When the man at the pool was without strength, Jesus came, and healed him. The man did what he had wanted, but couldn’t, for 38 years. All because of Jesus.
When Paul was without strength and wretched, Jesus came. And Paul arose from that encounter and said to whoever would listen, “Be strong in the Lord, and in the power of His might” (Ephesians 6:10).
Now, you may be discouraged about the resolutions you have made and haven’t kept. Resolutions you made, not necessarily this new year, but long ago.
And you are also distressed—in a tight spot, squeezed between your desire to be better and your despair when you don’t achieve it.
Broken resolutions are a constant reminder of your condition: You haven’t kept them because you can’t. You, too, are without strength.
Hear the good news from someone else who was in your position. Paul wrote, “when we were still without strength, in due time Christ died for the ungodly” (Romans 5:6).
When we—you and me—when we were without strength, Jesus came. Jesus died for us.
Jesus became like us. In the grave, He was without strength, but His Father came, and raised Him up. Jesus became like us in our weakness so that we might become like Him in His resurrection—raised up by the power of God to new life.
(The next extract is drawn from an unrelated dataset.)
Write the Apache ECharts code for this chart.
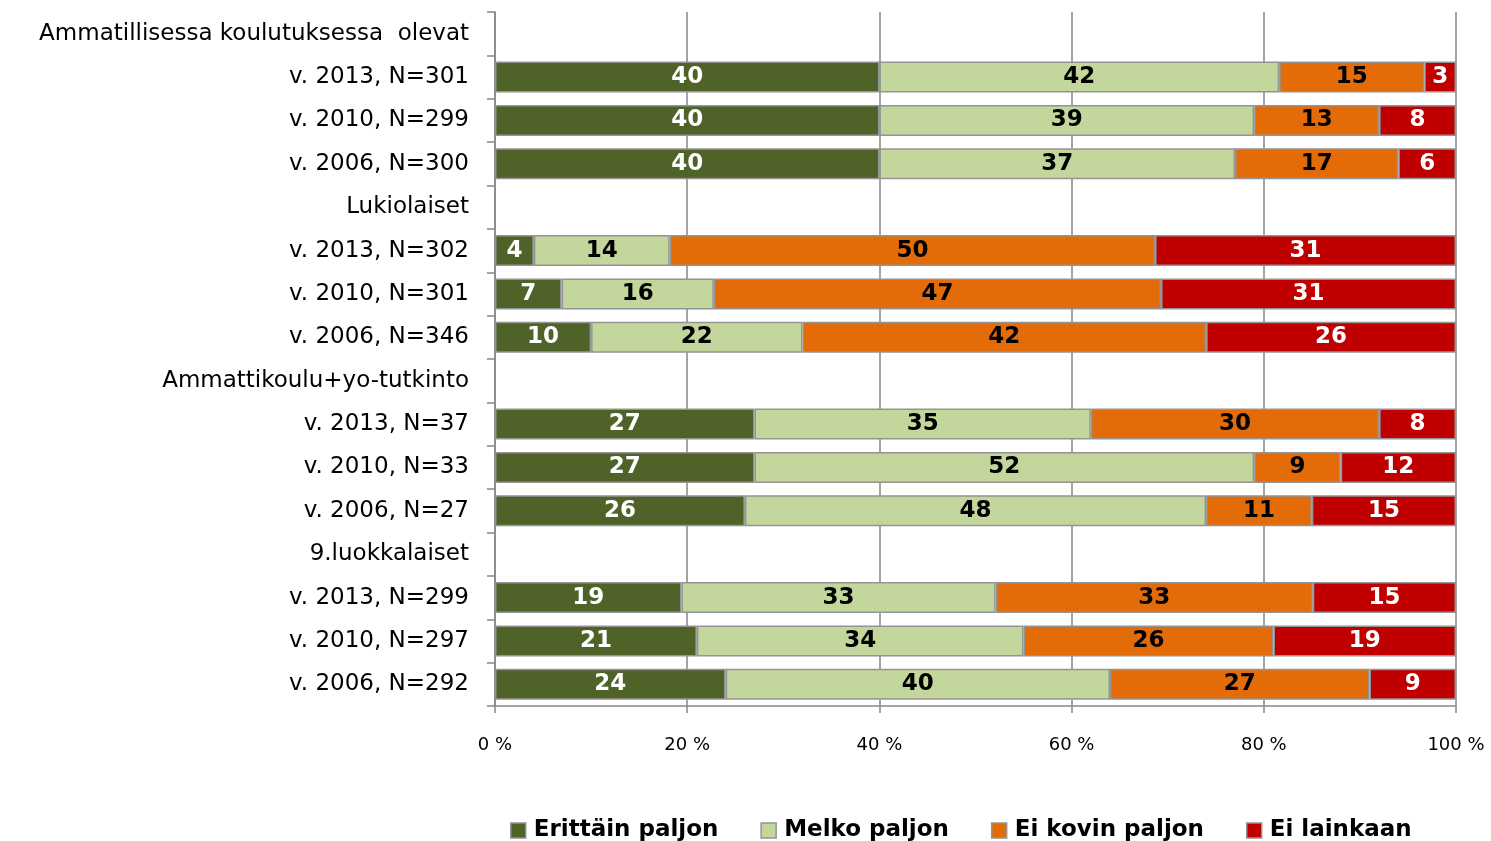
<!DOCTYPE html>
<html>
<head>
<meta charset="utf-8">
<script src="https://cdn.jsdelivr.net/npm/echarts@6/dist/echarts.min.js"></script>
<style>
html,body{margin:0;padding:0;background:#fff;}
#chart{width:1491px;height:841px;}
</style>
</head>
<body>
<div id="chart"></div>
<script>
const categories = [
  'Ammatillisessa koulutuksessa  olevat',
  'v. 2013, N=301', 'v. 2010, N=299', 'v. 2006, N=300',
  'Lukiolaiset',
  'v. 2013, N=302', 'v. 2010, N=301', 'v. 2006, N=346',
  'Ammattikoulu+yo-tutkinto',
  'v. 2013, N=37', 'v. 2010, N=33', 'v. 2006, N=27',
  '9.luokkalaiset',
  'v. 2013, N=299', 'v. 2010, N=297', 'v. 2006, N=292'
];
const seriesNames = ['Erittäin paljon', 'Melko paljon', 'Ei kovin paljon', 'Ei lainkaan'];
const erittainPaljon = [null, 40, 40, 40, null, 4, 7, 10, null, 27, 27, 26, null, 19.4, 21, 24];
const melkoPaljon    = [null, 41.6, 39, 37, null, 14, 16, 22, null, 35, 52, 48, null, 32.7, 34, 40];
const eiKovinPaljon  = [null, 15.1, 13, 17, null, 50, 47, 42, null, 30, 9, 11, null, 33, 26, 27];
const eiLainkaan     = [null, 3.3, 8, 6, null, 31, 31, 26, null, 8, 12, 15, null, 14.9, 19, 9];
const xTicks = [0, 20, 40, 60, 80, 100];

const raw = [erittainPaljon, melkoPaljon, eiKovinPaljon, eiLainkaan];
const colors = ['#4F6228', '#C3D69B', '#E36C09', '#C00000'];
const labelColors = ['#ffffff', '#000000', '#000000', '#ffffff'];
const sums = categories.map((c, i) => raw.reduce((a, s) => a + (s[i] || 0), 0));
const FONT = 'DejaVu Sans';

const series = raw.map((arr, k) => ({
  name: seriesNames[k],
  type: 'bar',
  stack: 'total',
  barWidth: 31,
  data: arr.map((v, i) => v == null ? null : v / sums[i] * 100),
  itemStyle: { color: colors[k], borderColor: '#949494', borderWidth: 1.5 },
  label: {
    show: true,
    position: 'inside',
    color: labelColors[k],
    fontFamily: FONT,
    fontWeight: 'bold',
    fontSize: 23,
    formatter: p => arr[p.dataIndex] == null ? '' : String(Math.round(arr[p.dataIndex]))
  },
  emphasis: { disabled: true }
}));

const chart = echarts.init(document.getElementById('chart'), null, { renderer: 'canvas' });
chart.setOption({
  animation: false,
  backgroundColor: '#ffffff',
  grid: { left: 495, right: 35, top: 12, bottom: 135, containLabel: false },
  legend: {
    top: 814,
    left: 505,
    itemWidth: 15,
    itemHeight: 15,
    itemGap: 42,
    icon: 'rect',
    itemStyle: { borderColor: '#949494', borderWidth: 1.5 },
    textStyle: { fontFamily: FONT, fontWeight: 'bold', fontSize: 23, color: '#000', padding: [0, 0, 0, 3] },
    data: seriesNames
  },
  xAxis: {
    type: 'value',
    min: 0, max: 100, interval: 20,
    axisLine: { show: true, lineStyle: { color: '#868686', width: 1.5 } },
    axisTick: { show: true, length: 7, lineStyle: { color: '#868686', width: 1.5 } },
    splitLine: { show: true, lineStyle: { color: '#868686', width: 1.5 } },
    axisLabel: {
      margin: 30,
      fontFamily: FONT, fontSize: 18, color: '#000',
      formatter: v => xTicks.includes(v) ? v + ' %' : ''
    }
  },
  yAxis: {
    type: 'category',
    inverse: true,
    data: categories,
    axisLine: { show: true, lineStyle: { color: '#868686', width: 1.5 } },
    axisTick: { show: true, length: 8, lineStyle: { color: '#868686', width: 1.5 } },
    axisLabel: {
      margin: 26,
      fontFamily: FONT, fontSize: 23, color: '#000'
    }
  },
  series: series
});
</script>
</body>
</html>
Hear Paul’s prayer for us: “I do not cease to mention you in my prayers … that you may know the exceeding greatness of His power toward us who believe, according to the working of His mighty power which He worked in Christ when He raised Him from the dead” (Ephesians 1:19).
When your broken resolutions mock you, remember Paul’s prayer. Jesus was in the tomb, without strength, when the power of God raised Him, and in Christ this same power extends to us.
You will know God answered your prayer when you say with the psalmist, “The LORD is my strength and song, and He has become my salvation.”